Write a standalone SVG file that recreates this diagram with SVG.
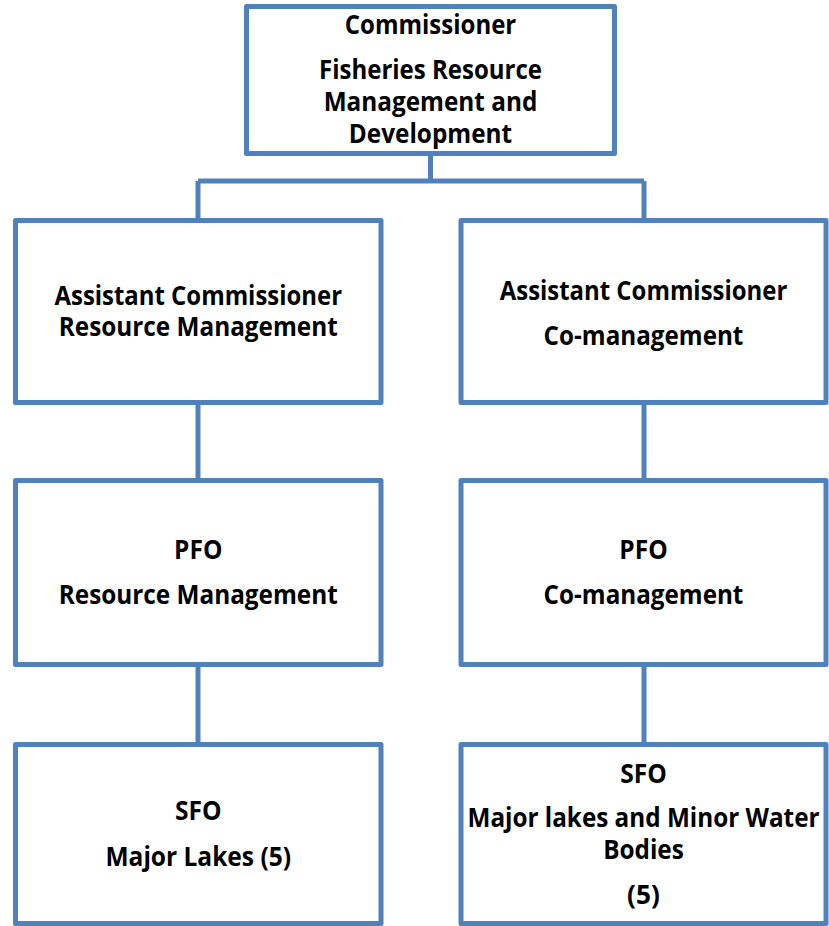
<svg xmlns="http://www.w3.org/2000/svg" width="829" height="926" viewBox="0 0 829 926">
  <style>
    .box { fill: #ffffff; stroke: #4f81bd; stroke-width: 5; stroke-linejoin: round; }
    .link { fill: none; stroke: #4f81bd; stroke-width: 5; stroke-linecap: butt; }
    text { font-family: "Open Sans", "Liberation Sans", sans-serif; font-weight: bold; font-size: 26px; fill: #000000; text-anchor: middle; }
  </style>
  <rect width="829" height="926" fill="#ffffff"/>

  <!-- connectors -->
  <g id="connectors">
    <path class="link" d="M430.5 153.5 V181"/>
    <path class="link" d="M198 181 H644"/>
    <path class="link" d="M198 181 V220.5"/>
    <path class="link" d="M644 181 V220.5"/>
    <path class="link" d="M198 402.5 V480.5"/>
    <path class="link" d="M644 402.5 V480.5"/>
    <path class="link" d="M198 664.5 V744.5"/>
    <path class="link" d="M644 664.5 V744.5"/>
  </g>

  <!-- top: commissioner -->
  <g id="commissioner">
    <rect class="box" x="246.5" y="6.5" width="368" height="147"/>
    <text x="430.5" y="34" textLength="171.5" lengthAdjust="spacingAndGlyphs">Commissioner</text>
    <text x="430.5" y="79" textLength="223" lengthAdjust="spacingAndGlyphs">Fisheries Resource</text>
    <text x="430.5" y="111" textLength="213.7" lengthAdjust="spacingAndGlyphs">Management and</text>
    <text x="430.5" y="142.5" textLength="163.3" lengthAdjust="spacingAndGlyphs">Development</text>
  </g>

  <!-- second level -->
  <g id="ac-resource-management">
    <rect class="box" x="15.5" y="220.5" width="365.5" height="182"/>
    <text x="198.25" y="304.5" textLength="287.5" lengthAdjust="spacingAndGlyphs">Assistant Commissioner</text>
    <text x="198.25" y="336" textLength="279" lengthAdjust="spacingAndGlyphs">Resource Management</text>
  </g>
  <g id="ac-co-management">
    <rect class="box" x="461" y="220.5" width="365" height="182"/>
    <text x="643.5" y="299.5" textLength="287.5" lengthAdjust="spacingAndGlyphs">Assistant Commissioner</text>
    <text x="643.5" y="344.5" textLength="199.8" lengthAdjust="spacingAndGlyphs">Co-management</text>
  </g>

  <!-- third level -->
  <g id="pfo-resource-management">
    <rect class="box" x="15.5" y="480.5" width="365.5" height="184"/>
    <text x="198.25" y="559" textLength="48.3" lengthAdjust="spacingAndGlyphs">PFO</text>
    <text x="198.25" y="604" textLength="279" lengthAdjust="spacingAndGlyphs">Resource Management</text>
  </g>
  <g id="pfo-co-management">
    <rect class="box" x="461" y="480.5" width="365" height="184"/>
    <text x="643.5" y="559" textLength="48.3" lengthAdjust="spacingAndGlyphs">PFO</text>
    <text x="643.5" y="604" textLength="199.8" lengthAdjust="spacingAndGlyphs">Co-management</text>
  </g>

  <!-- fourth level -->
  <g id="sfo-major-lakes">
    <rect class="box" x="15.5" y="744.5" width="365.5" height="179"/>
    <text x="198.25" y="820" textLength="46.6" lengthAdjust="spacingAndGlyphs">SFO</text>
    <text x="198.25" y="866" textLength="185.5" lengthAdjust="spacingAndGlyphs">Major Lakes (5)</text>
  </g>
  <g id="sfo-minor-water-bodies">
    <rect class="box" x="461" y="744.5" width="365" height="179"/>
    <text x="643.5" y="783" textLength="46.6" lengthAdjust="spacingAndGlyphs">SFO</text>
    <text x="643.5" y="827" textLength="352" lengthAdjust="spacingAndGlyphs">Major lakes and Minor Water</text>
    <text x="643.5" y="859" textLength="80.7" lengthAdjust="spacingAndGlyphs">Bodies</text>
    <text x="643.5" y="904" textLength="32.8" lengthAdjust="spacingAndGlyphs">(5)</text>
  </g>
</svg>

- - - - - - -

→ **Required work**
Reproduce the material word for word. Any pictures should be left out of the copy.

→ **Result for this exercise**
Write a standalone SVG file that recreates this diagram with SVG.
<svg xmlns="http://www.w3.org/2000/svg" width="829" height="926" viewBox="0 0 829 926">
  <style>
    .box { fill: #ffffff; stroke: #4f81bd; stroke-width: 5; stroke-linejoin: round; }
    .link { fill: none; stroke: #4f81bd; stroke-width: 5; stroke-linecap: butt; }
    text { font-family: "Open Sans", "Liberation Sans", sans-serif; font-weight: bold; font-size: 26px; fill: #000000; text-anchor: middle; }
  </style>
  <rect width="829" height="926" fill="#ffffff"/>

  <!-- connectors -->
  <g id="connectors">
    <path class="link" d="M430.5 153.5 V181"/>
    <path class="link" d="M198 181 H644"/>
    <path class="link" d="M198 181 V220.5"/>
    <path class="link" d="M644 181 V220.5"/>
    <path class="link" d="M198 402.5 V480.5"/>
    <path class="link" d="M644 402.5 V480.5"/>
    <path class="link" d="M198 664.5 V744.5"/>
    <path class="link" d="M644 664.5 V744.5"/>
  </g>

  <!-- top: commissioner -->
  <g id="commissioner">
    <rect class="box" x="246.5" y="6.5" width="368" height="147"/>
    <text x="430.5" y="34" textLength="171.5" lengthAdjust="spacingAndGlyphs">Commissioner</text>
    <text x="430.5" y="79" textLength="223" lengthAdjust="spacingAndGlyphs">Fisheries Resource</text>
    <text x="430.5" y="111" textLength="213.7" lengthAdjust="spacingAndGlyphs">Management and</text>
    <text x="430.5" y="142.5" textLength="163.3" lengthAdjust="spacingAndGlyphs">Development</text>
  </g>

  <!-- second level -->
  <g id="ac-resource-management">
    <rect class="box" x="15.5" y="220.5" width="365.5" height="182"/>
    <text x="198.25" y="304.5" textLength="287.5" lengthAdjust="spacingAndGlyphs">Assistant Commissioner</text>
    <text x="198.25" y="336" textLength="279" lengthAdjust="spacingAndGlyphs">Resource Management</text>
  </g>
  <g id="ac-co-management">
    <rect class="box" x="461" y="220.5" width="365" height="182"/>
    <text x="643.5" y="299.5" textLength="287.5" lengthAdjust="spacingAndGlyphs">Assistant Commissioner</text>
    <text x="643.5" y="344.5" textLength="199.8" lengthAdjust="spacingAndGlyphs">Co-management</text>
  </g>

  <!-- third level -->
  <g id="pfo-resource-management">
    <rect class="box" x="15.5" y="480.5" width="365.5" height="184"/>
    <text x="198.25" y="559" textLength="48.3" lengthAdjust="spacingAndGlyphs">PFO</text>
    <text x="198.25" y="604" textLength="279" lengthAdjust="spacingAndGlyphs">Resource Management</text>
  </g>
  <g id="pfo-co-management">
    <rect class="box" x="461" y="480.5" width="365" height="184"/>
    <text x="643.5" y="559" textLength="48.3" lengthAdjust="spacingAndGlyphs">PFO</text>
    <text x="643.5" y="604" textLength="199.8" lengthAdjust="spacingAndGlyphs">Co-management</text>
  </g>

  <!-- fourth level -->
  <g id="sfo-major-lakes">
    <rect class="box" x="15.5" y="744.5" width="365.5" height="179"/>
    <text x="198.25" y="820" textLength="46.6" lengthAdjust="spacingAndGlyphs">SFO</text>
    <text x="198.25" y="866" textLength="185.5" lengthAdjust="spacingAndGlyphs">Major Lakes (5)</text>
  </g>
  <g id="sfo-minor-water-bodies">
    <rect class="box" x="461" y="744.5" width="365" height="179"/>
    <text x="643.5" y="783" textLength="46.6" lengthAdjust="spacingAndGlyphs">SFO</text>
    <text x="643.5" y="827" textLength="352" lengthAdjust="spacingAndGlyphs">Major lakes and Minor Water</text>
    <text x="643.5" y="859" textLength="80.7" lengthAdjust="spacingAndGlyphs">Bodies</text>
    <text x="643.5" y="904" textLength="32.8" lengthAdjust="spacingAndGlyphs">(5)</text>
  </g>
</svg>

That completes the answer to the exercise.